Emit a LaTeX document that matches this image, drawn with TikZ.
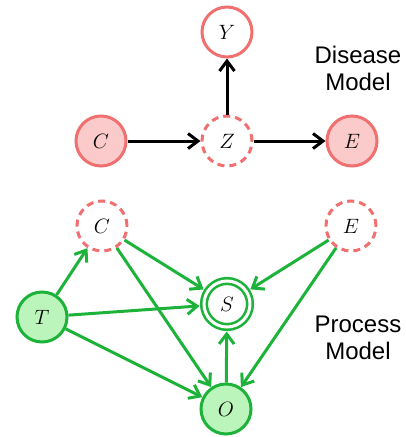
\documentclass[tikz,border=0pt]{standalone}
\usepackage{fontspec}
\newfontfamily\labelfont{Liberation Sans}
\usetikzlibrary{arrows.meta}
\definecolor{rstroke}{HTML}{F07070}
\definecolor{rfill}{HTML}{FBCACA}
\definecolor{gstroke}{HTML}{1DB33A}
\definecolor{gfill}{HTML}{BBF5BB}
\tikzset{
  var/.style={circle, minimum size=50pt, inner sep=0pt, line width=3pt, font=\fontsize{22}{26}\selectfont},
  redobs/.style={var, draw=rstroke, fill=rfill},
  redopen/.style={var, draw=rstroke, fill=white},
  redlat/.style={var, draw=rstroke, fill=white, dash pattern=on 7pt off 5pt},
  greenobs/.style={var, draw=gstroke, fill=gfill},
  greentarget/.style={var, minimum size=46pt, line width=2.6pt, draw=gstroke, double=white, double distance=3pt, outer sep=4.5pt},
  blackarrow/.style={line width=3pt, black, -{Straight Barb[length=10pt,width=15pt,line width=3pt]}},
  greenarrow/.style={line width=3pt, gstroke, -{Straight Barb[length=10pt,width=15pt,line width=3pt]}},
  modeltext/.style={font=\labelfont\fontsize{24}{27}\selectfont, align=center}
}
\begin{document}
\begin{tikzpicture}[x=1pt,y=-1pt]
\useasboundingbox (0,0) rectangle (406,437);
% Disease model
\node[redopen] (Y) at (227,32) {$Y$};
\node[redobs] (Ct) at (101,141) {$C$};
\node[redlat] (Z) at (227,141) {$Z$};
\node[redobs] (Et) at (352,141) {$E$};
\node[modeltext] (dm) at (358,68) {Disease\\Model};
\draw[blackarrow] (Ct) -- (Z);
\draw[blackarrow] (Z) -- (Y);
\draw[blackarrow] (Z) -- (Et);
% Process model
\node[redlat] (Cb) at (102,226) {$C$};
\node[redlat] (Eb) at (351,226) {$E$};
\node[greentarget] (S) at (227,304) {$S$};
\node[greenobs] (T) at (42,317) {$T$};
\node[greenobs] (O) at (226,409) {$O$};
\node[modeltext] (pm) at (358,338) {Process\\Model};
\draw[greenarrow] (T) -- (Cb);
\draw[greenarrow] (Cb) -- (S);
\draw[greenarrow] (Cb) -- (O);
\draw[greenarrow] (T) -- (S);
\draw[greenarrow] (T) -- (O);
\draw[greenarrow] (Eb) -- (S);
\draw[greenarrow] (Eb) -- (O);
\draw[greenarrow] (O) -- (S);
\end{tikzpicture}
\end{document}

* Task brief
Reproduce the material word for word, minus the images.

* Problem solution
Emit a LaTeX document that matches this image, drawn with TikZ.
\documentclass[tikz,border=0pt]{standalone}
\usepackage{fontspec}
\newfontfamily\labelfont{Liberation Sans}
\usetikzlibrary{arrows.meta}
\definecolor{rstroke}{HTML}{F07070}
\definecolor{rfill}{HTML}{FBCACA}
\definecolor{gstroke}{HTML}{1DB33A}
\definecolor{gfill}{HTML}{BBF5BB}
\tikzset{
  var/.style={circle, minimum size=50pt, inner sep=0pt, line width=3pt, font=\fontsize{22}{26}\selectfont},
  redobs/.style={var, draw=rstroke, fill=rfill},
  redopen/.style={var, draw=rstroke, fill=white},
  redlat/.style={var, draw=rstroke, fill=white, dash pattern=on 7pt off 5pt},
  greenobs/.style={var, draw=gstroke, fill=gfill},
  greentarget/.style={var, minimum size=46pt, line width=2.6pt, draw=gstroke, double=white, double distance=3pt, outer sep=4.5pt},
  blackarrow/.style={line width=3pt, black, -{Straight Barb[length=10pt,width=15pt,line width=3pt]}},
  greenarrow/.style={line width=3pt, gstroke, -{Straight Barb[length=10pt,width=15pt,line width=3pt]}},
  modeltext/.style={font=\labelfont\fontsize{24}{27}\selectfont, align=center}
}
\begin{document}
\begin{tikzpicture}[x=1pt,y=-1pt]
\useasboundingbox (0,0) rectangle (406,437);
% Disease model
\node[redopen] (Y) at (227,32) {$Y$};
\node[redobs] (Ct) at (101,141) {$C$};
\node[redlat] (Z) at (227,141) {$Z$};
\node[redobs] (Et) at (352,141) {$E$};
\node[modeltext] (dm) at (358,68) {Disease\\Model};
\draw[blackarrow] (Ct) -- (Z);
\draw[blackarrow] (Z) -- (Y);
\draw[blackarrow] (Z) -- (Et);
% Process model
\node[redlat] (Cb) at (102,226) {$C$};
\node[redlat] (Eb) at (351,226) {$E$};
\node[greentarget] (S) at (227,304) {$S$};
\node[greenobs] (T) at (42,317) {$T$};
\node[greenobs] (O) at (226,409) {$O$};
\node[modeltext] (pm) at (358,338) {Process\\Model};
\draw[greenarrow] (T) -- (Cb);
\draw[greenarrow] (Cb) -- (S);
\draw[greenarrow] (Cb) -- (O);
\draw[greenarrow] (T) -- (S);
\draw[greenarrow] (T) -- (O);
\draw[greenarrow] (Eb) -- (S);
\draw[greenarrow] (Eb) -- (O);
\draw[greenarrow] (O) -- (S);
\end{tikzpicture}
\end{document}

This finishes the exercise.